En combat conventionnel, de tels cyber-sabotages révèlent ces cruciaux disposi­tifs de guerre radio-électroniques de théâtre, donnant la suprématie sur les ondes et paraly­sant l’adver­saire. Pour l’Otan, ce sys­tème de maîtrise du champ de bataille (C4I, Command, con­trol, communication, com­puter and intelligence) se nomme AE­GIS : ce « système nerveux » or­chestre, con­trôle, scrute la bataille terrestre, maritime, aériennne – spatiale, même, en temps réel ; guide et coordonne les déci­sifs moyens de dé­fense antimissiles.

Or en Syrie, L’Otan constate qu’à l’arrivée du corps russe d’appui à Ba­char al-as­sad, tout change. Portés par camions, avions ou hélicoptères, des armes de com­bat radio-élec­tro­nique type « KRASSOUKHA-4 » suscitent une « bulle » de 300 km. de rayon, impéné­trable aux moyens Otan. L’ennemi y perd l’espace élec­tromagné­tique. Ra­dars de détection-guidage des mis­siles ou avions de chasse ; liai­sons avec les satellites-es­pions ; réseaux-radio VHF/HF, ter­minaux pour communi­ca­tions cellulaires, canaux de con­trôle des drones (recon­nais­sance, at­taque), WIFI : morts, écran noir.

Saturé de contremesures électroniques et de fausses informations, l’ennemi doit alors ten­ter de brouiller des systèmes russes puissamment cryptés – et nombreux, avec : MOSKVA-4, BO­RISSOGLEBS-2, SVET-KU, RHTUT-BM, INFAUNA, etc., véritables « bou­cliers d’invisibilité », empê­chant notamment l’ennemi de voir vos avions (ou missiles) décol­ler ou atterrir.

Concrètement : depuis 2012, les milices rebelles syriennes étaient informées par leurs maîtres américains de tout mouvement de l’armée syrienne, au nord du pays : voilà ces merce­naires aveugles, bientôt en déroute.

Autre joyau de l’arsenal russe, les robots de combat terrestre type URAN-9, que leur usage au combat en Syrie a perfectionnés.

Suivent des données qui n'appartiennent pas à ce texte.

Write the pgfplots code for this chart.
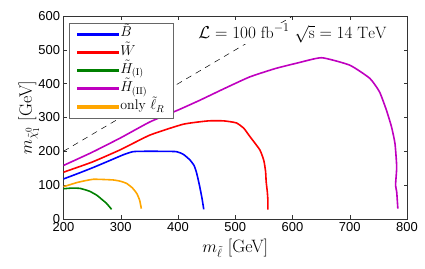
\documentclass[border=0pt]{standalone}
\usepackage{pgfplots}
\pgfplotsset{compat=1.18}
\usepackage{fontspec}
\newfontfamily\arialfont{Liberation Sans}
\definecolor{myblue}{rgb}{0,0,1}
\definecolor{myred}{rgb}{1,0,0}
\definecolor{mygreen}{rgb}{0,0.5,0}
\definecolor{mymag}{rgb}{0.75,0,0.75}
\definecolor{myorange}{rgb}{1,0.65,0}
\begin{document}
\begin{tikzpicture}
\useasboundingbox (-63.5bp,-50.2bp) rectangle (361.5bp,218.8bp);
\begin{axis}[
  scale only axis, width=343.5bp, height=202.6bp,
  xmin=200, xmax=800, ymin=0, ymax=600,
  xtick={200,300,...,800}, ytick={0,100,...,600},
  tick align=inside, tick pos=both,
  major tick length=3.5pt,
  axis line style={black!80, line width=0.6pt},
  every tick/.style={black!80, line width=0.5pt},
  /pgf/number format/assume math mode=true,
  tick label style={font=\arialfont\fontsize{13}{14}\selectfont},
  xlabel={\fontsize{18}{20}\selectfont$m_{\tilde\ell}$ [GeV]},
  ylabel={\fontsize{18}{20}\selectfont$m_{\tilde\chi_1^0}$ [GeV]},
  xlabel style={at={(axis description cs:0.5,-0.164)}, anchor=base},
  ylabel style={at={(axis description cs:-0.092,0.5)}, anchor=base},
  legend style={at={(0.016,0.968)}, anchor=north west, draw=black!60, line width=0.6pt,
    font=\fontsize{14}{15}\selectfont, row sep=2pt, inner xsep=7.5pt, inner ysep=3pt,
    nodes={inner sep=1pt, text height=10pt, text depth=4.3pt}},
  legend cell align=left,
  legend image code/.code={\fill[#1] (0bp,-0.75pt) rectangle (41bp,0.75pt);},
]
\addplot[color=myblue, line width=1.6pt, smooth, tension=0.3] coordinates {
(200,118)(225,134)(252,152)(280,172)(305,190)(322,199)(350,200)(397,199)(410,190)(421,174)(428,158)(432,139)(435,118)(438,95)(442,60)(445,28)};
\addlegendentry{$\tilde B$}
\addplot[color=myred, line width=1.6pt, smooth, tension=0.3] coordinates {
(200,138)(250,168)(300,205)(351,248)(409,280)(453,290)(480,290)(502,284)(515,268)(525,245)(543,204)(550,172)(553,140)(554,110)(556,80)(557,55)(557,27)};
\addlegendentry{$\tilde W$}
\addplot[color=mygreen, line width=1.6pt, smooth, tension=0.3] coordinates {
(200,89)(215,91)(229,90)(245,82)(258,70)(268,56)(275,46)(284,28)};
\addlegendentry{$\tilde H_{(\mathrm{I})}$}
\addplot[color=mymag, line width=1.6pt, smooth, tension=0.3] coordinates {
(200,158)(250,197)(300,240)(351,287)(400,322)(438,351)(480,385)(525,420)(570,445)(610,462)(651,477)(700,455)(735,416)(752,376)(764,322)(773,272)(779,223)(782,154)(780,100)(782,80)(784,30)};
\addlegendentry{$\tilde H_{(\mathrm{II})}$}
\addplot[color=myorange, line width=1.6pt, smooth, tension=0.3] coordinates {
(200,95)(225,108)(252,117)(287,115)(300,111)(310,105)(320,92)(328,75)(333,55)(336,30)};
\addlegendentry{only $\tilde\ell_R$}
\addplot[black, line width=0.5pt, dash pattern=on 6pt off 5pt, forget plot] coordinates {(200,200)(600,600)};
\node[anchor=base, fill=white, inner sep=1pt, font=\fontsize{16.5}{18}\selectfont] at (axis cs:600,534) {$\mathcal{L}=100\ \mathrm{fb}^{-1}\ \sqrt{\mathrm{s}}=14\ \mathrm{TeV}$};
\end{axis}
\end{tikzpicture}
\end{document}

Conçus pour la reconnaissance, l’appui-feu ou la des­truc­tion, roulant à 35kmh. en terrain plat, ils embarquent des missiles antichars, un lance-flamme, un canon et une mitrailleuse et sont télécommandés du sol ou d’un hélicop­tère. Là aussi, la panoplie russe est vaste, car existent aussi STRELOK, PLATFORMA-M, RTK-VN, NE­REKHTA, ARGO et GNOM (sous-marin).